In Spanish-speaking countries and in the Philippines, today marked the first day of the Misa de Gallo, the nine dawn Masses leading up to Christmas, Masses celebrated to mark the journey of Mary and Joseph to Bethlehem. The tradition is that they took nine days to make the 145km journey from Nazareth to Bethlehem. The tradition suggests that they travelled just ten miles a day, it seems slow progress, but on rough roads, with a young woman who was nine months pregnant, perhaps those who began to mark the tradition were being realistic.
In Ireland, the journey of Mary and Joseph is still marked by a Christmas Eve tradition of leaving a lighted candle in the window of the house on Christmas Eve to show that a weary couple would be welcome there. It’s a tradition captured in Cathal O’Byrne’s poem, Christmas Wayfarers:
Redden the hearth and sweep the floor,
let the candle-light through the pane be showing,
bring sweet well water, and leave the door
loose on the hasp, for who would be knowing
what poor soul, lonely and travelled far,
walking the world on the naked highway
might follow the gleam of the Candle-Star,
and its welcome win in this lonesome byeway.
So, for sake of two who went out from the city
by bridle lanes down to Bethlehem
and who failed to find there, for love or pity,
a kindly soul who would welcome them,
redden the hearth, let the comfort-sharing
glow of the peat-fire shine fair and bright,
and may a tired, poor Man and a Maiden wearing
a mantle of blue, be our guests to-night.
In the Gospels, hospitality is assumed to be at the heart of being a Christian. When Jesus is trying to teach his followers about God, he uses examples of generous human hospitality. Hospitality has come to mean welcoming friends at our own convenience. In Jesus’ time it was altogether more demanding, it meant putting yourself out for others, without hesitation offering a welcome to those who came to the door.

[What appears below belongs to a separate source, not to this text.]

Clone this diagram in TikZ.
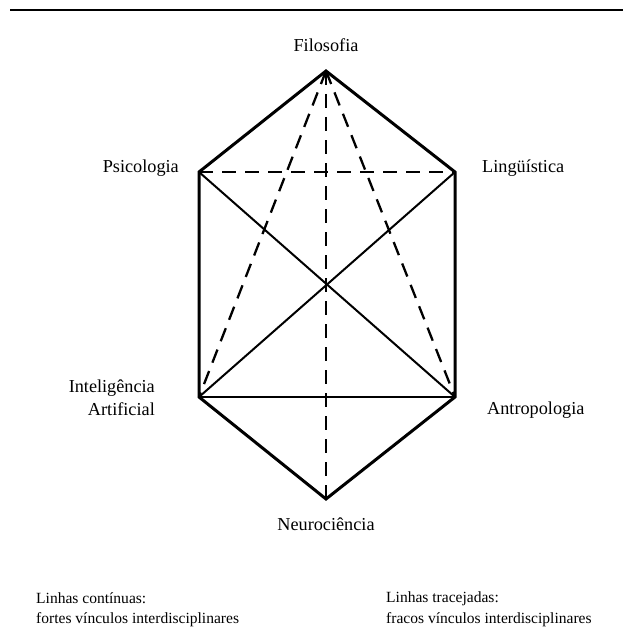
\documentclass[tikz,border=0pt]{standalone}
\usepackage{fontspec}
\setmainfont{Liberation Serif}
\usetikzlibrary{positioning}

\begin{document}
\begin{tikzpicture}[x=1bp,y=-1bp,
  strong/.style={line width=3bp,line join=miter},
  weak/.style={line width=2.3bp,dash pattern=on 14bp off 9bp},
  mid/.style={line width=2bp},
  area/.style={font=\fontsize{18.3}{23}\selectfont,inner sep=0pt},
  legend/.style={font=\fontsize{15.6}{21}\selectfont,align=left,anchor=north west,inner sep=0pt}]
\useasboundingbox (0,0) rectangle (623,634);
\draw[line width=1.5bp] (10,10) -- (623,10);
% vertices
\coordinate (filo) at (326,71);
\coordinate (psic) at (199,172);
\coordinate (ling) at (455,172);
\coordinate (ia) at (199,397);
\coordinate (antro) at (455,397);
\coordinate (neuro) at (326,499);
% labels
\node[area,anchor=south] (lfilo) at (326,52) {Filosofia};
\node[area,anchor=east] (lpsic) at (179,168) {Psicologia};
\node[area,anchor=west] (lling) at (482,168) {Lingüística};
\node[area,anchor=east,align=right] (lia) at (155,398) {Inteligência\\Artificial};
\node[area,anchor=west] (lantro) at (487,410) {Antropologia};
\node[area,anchor=north] (lneuro) at (326,518) {Neurociência};
% weak links
\draw[weak] (psic) -- (ling);
\draw[weak] (filo) -- (ia);
\draw[weak] (filo) -- (antro);
\draw[weak] (filo) -- (neuro);
% strong links
\draw[mid] (psic) -- (antro);
\draw[mid] (ling) -- (ia);
\draw[mid,line width=2.5bp] (ia) -- (antro);
\draw[strong] (ia) -- (psic) -- (filo) -- (ling) -- (antro) -- (neuro) -- cycle;
% legend
\node[legend] (lcont) at (36,592) {Linhas contínuas:\\fortes vínculos interdisciplinares};
\node[legend] (ltrac) at (386,592) {Linhas tracejadas:\\fracos vínculos interdisciplinares};
\end{tikzpicture}
\end{document}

Hospitality demands direct personal involvement, it asks much more of than putting money in a basket, or giving to charity, it asks for involvement with people who are strangers, with people who are different, with people who may not be likeable. Hospitality demands personal sacrifice. Welcoming strangers is not convenient; it is much safer to turn Christmas into a feast of Santa than to recall tales of a poor couple on the streets.